Today is my last day of being 27.
I’m currently enroute home to the Island, so I figured this was as good of a time as any to reflect on life.
For starters, this is also the 10th year since I graduated High School. And my life is very different than where I thought I’d be.
I always thought I’d be starting a family by now, or at the very least be married. But no, I’m single as fuck. (Don’t get me wrong, there are lots of positives, ie, staying in bed till 3 in the afternoon and noone giving me shit about it!) But still. My parent were almost married at my age… I really need to get on that…
One thing is as planned, and that is having finished my post-secondary education and becoming a Hygienist. And somehow I always figured I’d be living in Vancouver at some point in my life. And I have taken that initial backpacking trip to Europe.
But I don’t own a house, my social group is very different than it once was, I’m alone, and I’m a very different person.
Twenty years ago, when I was 8, I had tons of friends, but I was shy and quiet. This made me an easy target for bullies. My sisters picked on me, I cried a lot. Like, a lot.
Fast forward 5 years to when I started High School, I was still impossibly quiet. I had fewer friends and my sisters still picked on me, but I had Sea Cadets and sports to take my mind off things, and I excelled at both. Sea Cadets gave me a voice, and every athletic team I was on gave me a reason to use it.
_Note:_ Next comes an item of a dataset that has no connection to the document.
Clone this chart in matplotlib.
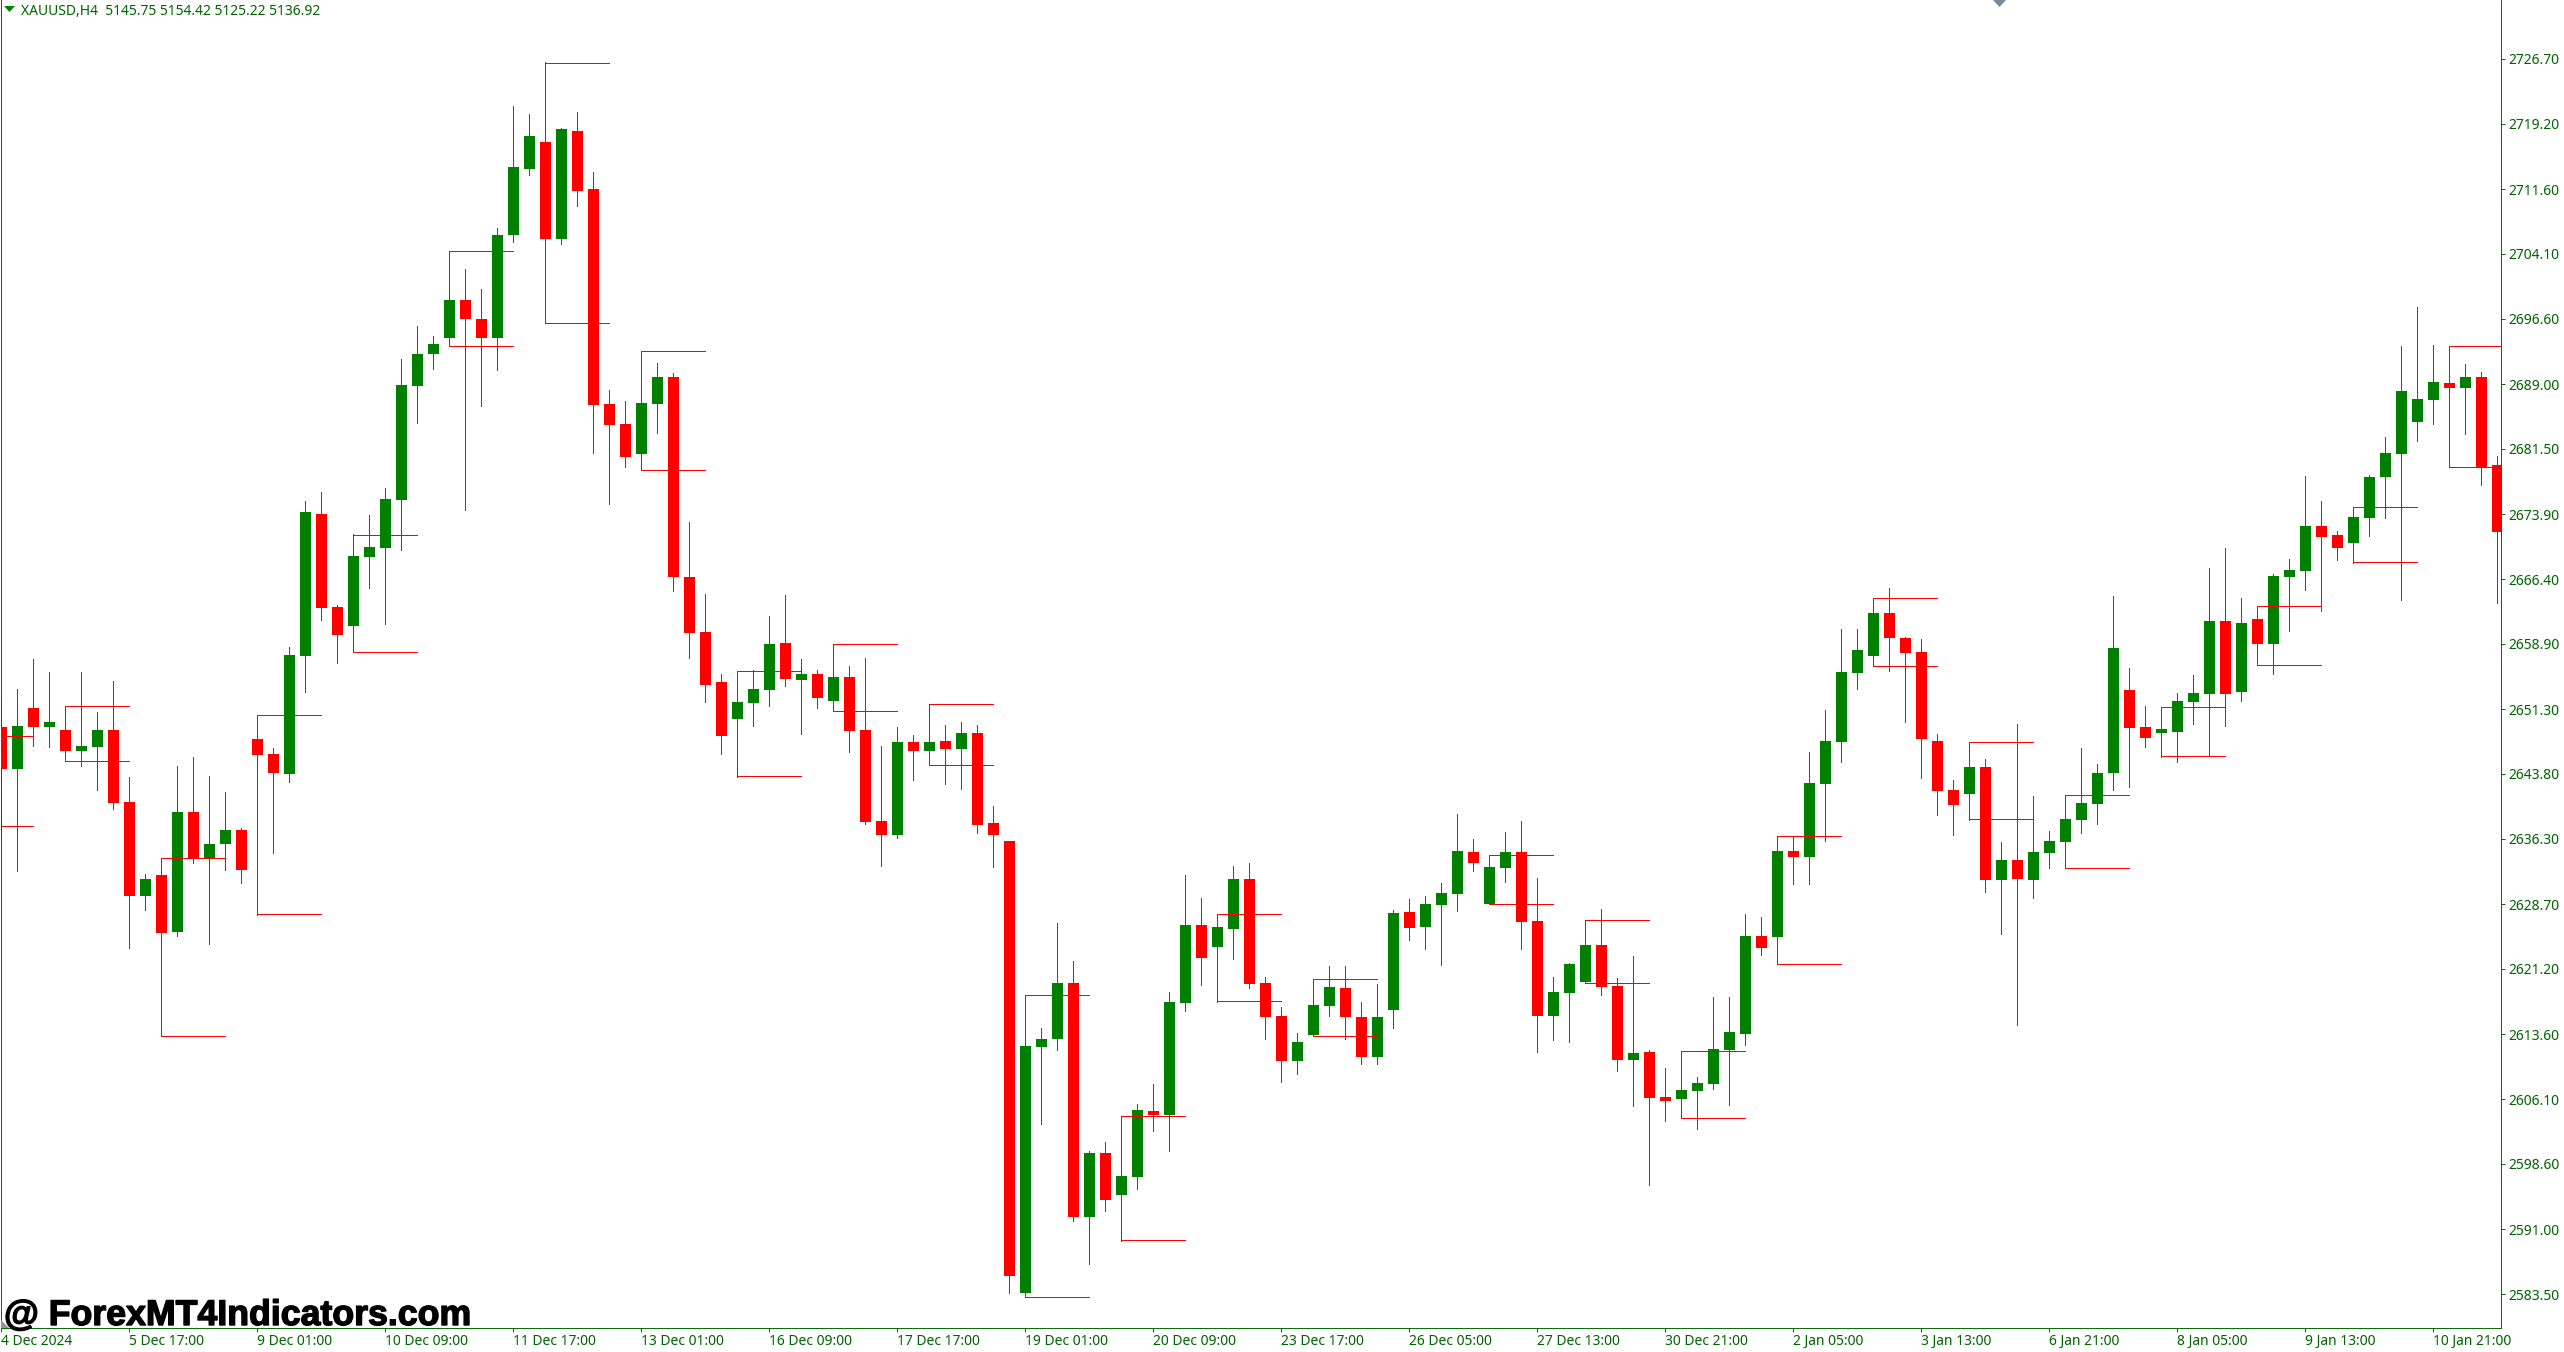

But the time I was graduating High School, I had a voice. And I used it, too much sometimes. I had a close group of friends, a boyfriend, and I had a plan for life – I was going to take half a year off, go to school, get married, have babies.
Yeah, that didn’t happen.
My early twenties was a bit of a gong show. I didn’t get into trouble or anything, but I just didn’t know who I was or what I really wanted in life. My friends were good, but some of them were a bad influence (not bad things, but attitude wise) and I started becoming someone that, looking back, I don’t like. I wasn’t awful or anything, but I was negative about life and could have just been a lot…nicer. But I think we all have to go through that at some point.
Once I hit 24, things started to fall into place for me. I was still pining over my lost love, but I had the courage to leave Canada for a few weeks and go on an adventure with one of my best friends. I’m still certain that was the turning point for me. It humbled me – it made me appreciate what I have, and gave me new purpose.
When I got back, and made the decision to move, I felt like my little world was slowly getting bigger.
Almost 4 years later, I finally feel that my life makes sense, and I am the person that I am meant to be. I have grown out of the cocky teenager, the whiny-know-it-all young adult, and into a (I think) respectful, pleasant adult. I mean, I still get moody (who doesn’t!) but I’m a lot nicer and easier to get along with. And I have amazing friends. It’s true what they say, people come and go in your life, but the important ones are the ones who stay.
I have come to realize that things happen for a reason. You can wish for something every night, but unless it’s part of your destiny, it ain’t coming true. You control your life, but you can’t always control who comes and goes in it.
I don’t know what the future holds, past this summer, but I know that there’s no point in mapping out life plans. Life isn’t set in stone – it can take you in any direction.